■ Stated exercise: Extract the first line of the entries below and every line after it up to the one containing "var colors = ['#c8133f', '#0070b9', '#fbb717', '#72bf45'];", both kept. Pictures are excluded.

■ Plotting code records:
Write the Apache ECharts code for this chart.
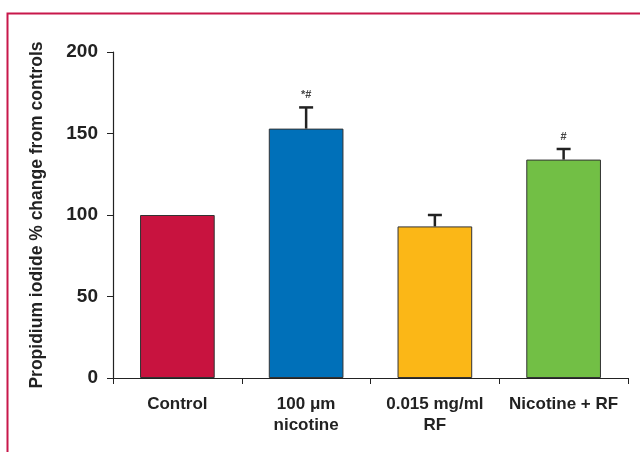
<!DOCTYPE html>
<html>
<head>
<meta charset="utf-8">
<script src="https://cdn.jsdelivr.net/npm/echarts@6/dist/echarts.min.js"></script>
<style>
    html, body { margin: 0; padding: 0; background: #fff; }
    #mains { width: 640px; height: 452px; }
</style>
</head>
<body>
<div id="mains"></div>
<script>
    var categories = ['Control', '100 \u03bcm\nnicotine', '0.015 mg/ml\nRF', 'Nicotine + RF'];
    var values = [100, 153, 93, 134];
    var errTops = [100, 166, 100, 140.5];
    var marks = ['', '*#', '', '#'];
    var colors = ['#c8133f', '#0070b9', '#fbb717', '#72bf45'];

    var myChart = echarts.init(document.getElementById('mains'));
    myChart.setOption({
        animation: false,
        textStyle: { fontFamily: 'Liberation Sans, Arial, sans-serif' },
        graphic: [{
            type: 'rect',
            shape: { x: 7.5, y: 13.5, width: 700, height: 500 },
            style: { fill: 'none', stroke: '#c8174b', lineWidth: 2 },
            silent: true
        }],
        grid: { left: 113, right: 12, top: 52, bottom: 74 },
        xAxis: {
            type: 'category',
            data: categories,
            axisLine: { lineStyle: { color: '#222', width: 1.2 } },
            axisTick: { show: true, interval: 0, length: 6, lineStyle: { color: '#222' } },
            axisLabel: {
                interval: 0, hideOverlap: false,
                color: '#222', fontWeight: 'bold', fontSize: 17, margin: 16, lineHeight: 21
            }
        },
        yAxis: {
            type: 'value',
            min: 0,
            max: 200,
            interval: 50,
            name: 'Propidium iodide % change from controls',
            nameLocation: 'middle',
            nameGap: 67,
            nameTextStyle: { color: '#222', fontWeight: 'bold', fontSize: 17.5 },
            splitLine: { show: false },
            axisLine: { show: true, lineStyle: { color: '#222', width: 1.2 } },
            axisTick: { show: true, length: 6, lineStyle: { color: '#222' } },
            axisLabel: { color: '#222', fontWeight: 'bold', fontSize: 19, margin: 15 }
        },
        series: [
            {
                type: 'bar',
                barWidth: '58%',
                data: values.map(function (v, i) {
                    return { value: v, itemStyle: { color: colors[i] } };
                }),
                itemStyle: { borderColor: '#333', borderWidth: 1 },
                z: 2
            },
            {
                type: 'custom',
                z: 3,
                data: values.map(function (v, i) { return [i, v, errTops[i]]; }),
                renderItem: function (params, api) {
                    var base = api.coord([api.value(0), api.value(1)]);
                    var top = api.coord([api.value(0), api.value(2)]);
                    var i = params.dataIndex;
                    var children = [];
                    if (api.value(2) > api.value(1)) {
                        children.push({
                            type: 'line',
                            shape: { x1: base[0], y1: base[1], x2: top[0], y2: top[1] },
                            style: { stroke: '#222', lineWidth: 2.5 }
                        });
                        children.push({
                            type: 'line',
                            shape: { x1: top[0] - 7, y1: top[1], x2: top[0] + 7, y2: top[1] },
                            style: { stroke: '#222', lineWidth: 2.5 }
                        });
                    }
                    if (marks[i]) {
                        children.push({
                            type: 'text',
                            style: {
                                x: top[0], y: top[1] - 7,
                                text: marks[i],
                                fill: '#444', fontSize: 11, fontWeight: 'bold',
                                align: 'center', verticalAlign: 'bottom'
                            }
                        });
                    }
                    return { type: 'group', children: children };
                }
            }
        ]
    });
</script>
</body>
</html>
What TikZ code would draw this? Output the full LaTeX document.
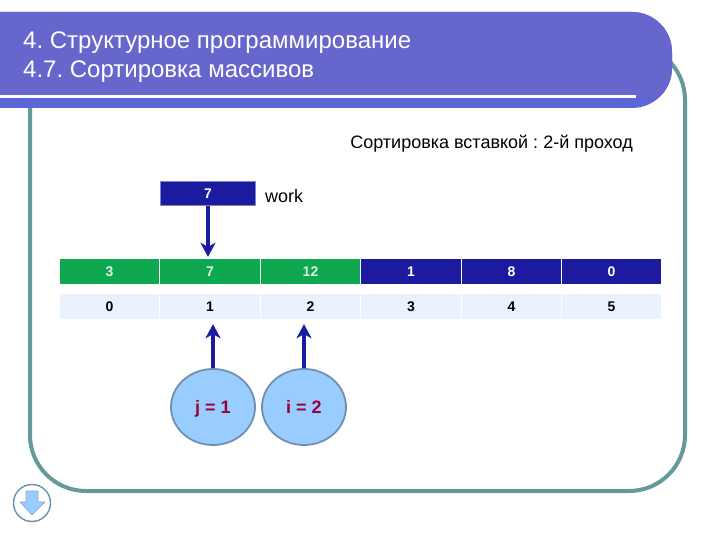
\documentclass[tikz,border=0pt]{standalone}
\usepackage{fontspec}
\setmainfont{Liberation Sans}
\usepackage{xcolor}
\usetikzlibrary{positioning,arrows.meta,calc,shapes.geometric}
\definecolor{title}{HTML}{6666CC}
\definecolor{stripe}{HTML}{5C66D8}
\definecolor{frame}{HTML}{669999}
\definecolor{sorted}{HTML}{0DA850}
\definecolor{navy}{HTML}{1C1A9E}
\definecolor{index}{HTML}{EAF2FD}
\definecolor{bubble}{HTML}{99CCFF}
\definecolor{bubbleline}{HTML}{6F8FB0}
\definecolor{wine}{HTML}{990033}
\frenchspacing
\tikzset{
  cell/.style={minimum width=99.5pt,minimum height=25pt,inner sep=0pt,text height=10pt,text depth=0pt,font=\bfseries\fontsize{14}{16}\selectfont},
  val/.style={cell,fill=navy,text=white},
  done/.style={cell,fill=sorted,text=white!85!sorted},
  idx/.style={cell,fill=index,text=black},
  var/.style={ellipse,draw=bubbleline,line width=1.8pt,fill=bubble,text=wine,minimum width=84pt,minimum height=76pt,inner sep=0pt,text height=13pt,text depth=0pt,font=\bfseries\fontsize{18}{20}\selectfont},
  ptr/.style={draw=navy,line width=4pt,-{Stealth[length=14pt,width=15pt,inset=4pt]}},
  plain/.style={font=\fontsize{18}{21}\selectfont,text=black,inner sep=0pt}
}
\begin{document}
\begin{tikzpicture}[x=1pt,y=-1pt]
\useasboundingbox (0,0) rectangle (720,540);
\draw[frame,line width=4pt,rounded corners=56pt] (30,44) rectangle (685,491);
\fill[stripe,rounded corners=40pt] (-60,12) -- (672,12) -- (672,108) -- (-60,108) -- cycle;
\begin{scope}
\clip (-60,0) rectangle (720,97);
\fill[title,rounded corners=40pt] (-60,12) -- (672,12) -- (672,108) -- (-60,108) -- cycle;
\end{scope}
\fill[white] (0,95) rectangle (636,98);
\node[anchor=north west,inner sep=0pt,text=white,align=left,font=\fontsize{24}{29}\selectfont] (head) at (23,32) {4. Структурное программирование\\4.7. Сортировка массивов};
\node[plain,anchor=east] (caption) at (633,144) {Сортировка вставкой : 2-й проход};
\node[val,draw=navy!55!white,line width=1pt,minimum width=95pt,minimum height=24pt] (work) at (208,194) {7};
\node[plain,right=9pt of work,yshift=-2pt] (worklabel) {work};
\node[done] (v0) at (109.5,271.5) {3};
\node[done] (v1) at (210,271.5) {7};
\node[done] (v2) at (310.5,271.5) {12};
\node[val] (v3) at (411,271.5) {1};
\node[val] (v4) at (511.5,271.5) {8};
\node[val] (v5) at (611.5,271.5) {0};
\foreach \n [count=\k from 0] in {109.5,210,310.5,411,511.5,611.5}
  \node[idx] (i\k) at (\n,306.5) {\k};
\node[var] (jvar) at (213,407) {j = 1};
\node[var] (ivar) at (304,407) {i = 2};
\draw[ptr] (work.south) -- ($(work.south |- v1.north)+(0,-2)$);
\draw[ptr] (jvar.north) -- ($(jvar.north |- i1.south)+(0,5)$);
\draw[ptr] (ivar.north) -- ($(ivar.north |- i2.south)+(0,5)$);
\node[circle,draw=bubbleline,line width=1.4pt,fill=white,minimum size=37pt,inner sep=0pt] (down) at (32,503) {};
\fill[bubble,draw=bubbleline!80!white,line width=.6pt] (26,491) -- (38,491) -- (38,502) -- (45,502) -- (32,515) -- (20,502) -- (26,502) -- cycle;
\end{tikzpicture}
\end{document}
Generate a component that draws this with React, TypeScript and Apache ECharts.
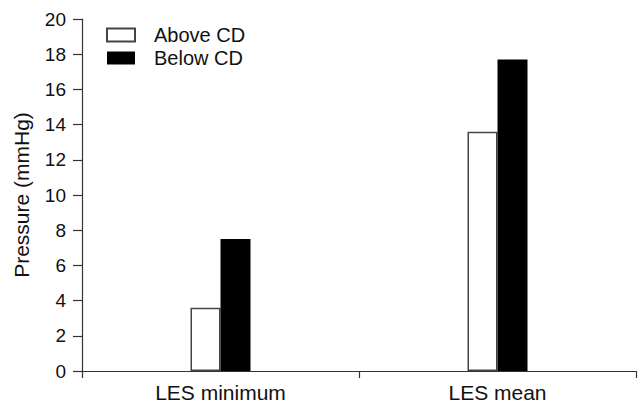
import React, { useEffect, useRef } from "react";
import * as echarts from "echarts";

const categories = ["LES minimum", "LES mean"];
const aboveCD = [3.6, 13.6];
const belowCD = [7.5, 17.7];
const seriesNames = ["Above CD", "Below CD"];
const yTicks = { min: 0, max: 20, interval: 2 };

const FONT = "'Liberation Sans', Arial, Helvetica, sans-serif";
const INK = "#111";

export default function App() {
  const ref = useRef<HTMLDivElement>(null);
  useEffect(() => {
    document.body.style.margin = "0";
    if (!ref.current) return;
    const chart = echarts.init(ref.current, undefined, { renderer: "svg" });
    chart.setOption({
      animation: false,
      backgroundColor: "#ffffff",
      textStyle: { fontFamily: FONT },
      grid: { left: 82, right: 2, top: 19, bottom: 34, containLabel: false },
      legend: {
        orient: "vertical",
        left: 106,
        top: 25,
        itemWidth: 28,
        itemHeight: 13,
        itemGap: 3,
        padding: 0,
        icon: "rect",
        data: seriesNames,
        textStyle: { fontSize: 20, lineHeight: 20, color: INK, fontFamily: FONT, padding: [0, 0, 0, 14] },
      },
      xAxis: {
        type: "category",
        data: categories,
        axisLine: { show: true, lineStyle: { color: "#333", width: 1.2 } },
        axisTick: { show: true, alignWithLabel: false, length: 7, lineStyle: { color: "#333", width: 1.2 } },
        axisLabel: { fontSize: 21, color: INK, margin: 11, fontFamily: FONT },
        splitLine: { show: false },
      },
      yAxis: {
        type: "value",
        min: yTicks.min,
        max: yTicks.max,
        interval: yTicks.interval,
        name: "Pressure (mmHg)",
        nameLocation: "middle",
        nameRotate: 90,
        nameGap: 50,
        nameTextStyle: { fontSize: 21, color: INK, fontFamily: FONT },
        axisLine: { show: true, lineStyle: { color: "#333", width: 1.2 } },
        axisTick: { show: true, length: 9, lineStyle: { color: "#333", width: 1.2 } },
        axisLabel: { fontSize: 19, color: INK, margin: 16, fontFamily: FONT },
        splitLine: { show: false },
      },
      series: [
        {
          name: seriesNames[0],
          type: "bar",
          data: aboveCD,
          barWidth: 30,
          barGap: "0%",
          itemStyle: { color: "#ffffff", borderColor: "#444", borderWidth: 1.5 },
        },
        {
          name: seriesNames[1],
          type: "bar",
          data: belowCD,
          barWidth: 30,
          barGap: "0%",
          itemStyle: { color: "#000000", borderColor: "#000", borderWidth: 0 },
        },
      ],
    });
    return () => chart.dispose();
  }, []);
  return <div ref={ref} style={{ width: 638, height: 405 }} />;
}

■ Task solution:
Write the Apache ECharts code for this chart.
<!DOCTYPE html>
<html>
<head>
<meta charset="utf-8">
<script src="https://cdn.jsdelivr.net/npm/echarts@6/dist/echarts.min.js"></script>
<style>
    html, body { margin: 0; padding: 0; background: #fff; }
    #mains { width: 640px; height: 452px; }
</style>
</head>
<body>
<div id="mains"></div>
<script>
    var categories = ['Control', '100 \u03bcm\nnicotine', '0.015 mg/ml\nRF', 'Nicotine + RF'];
    var values = [100, 153, 93, 134];
    var errTops = [100, 166, 100, 140.5];
    var marks = ['', '*#', '', '#'];
    var colors = ['#c8133f', '#0070b9', '#fbb717', '#72bf45'];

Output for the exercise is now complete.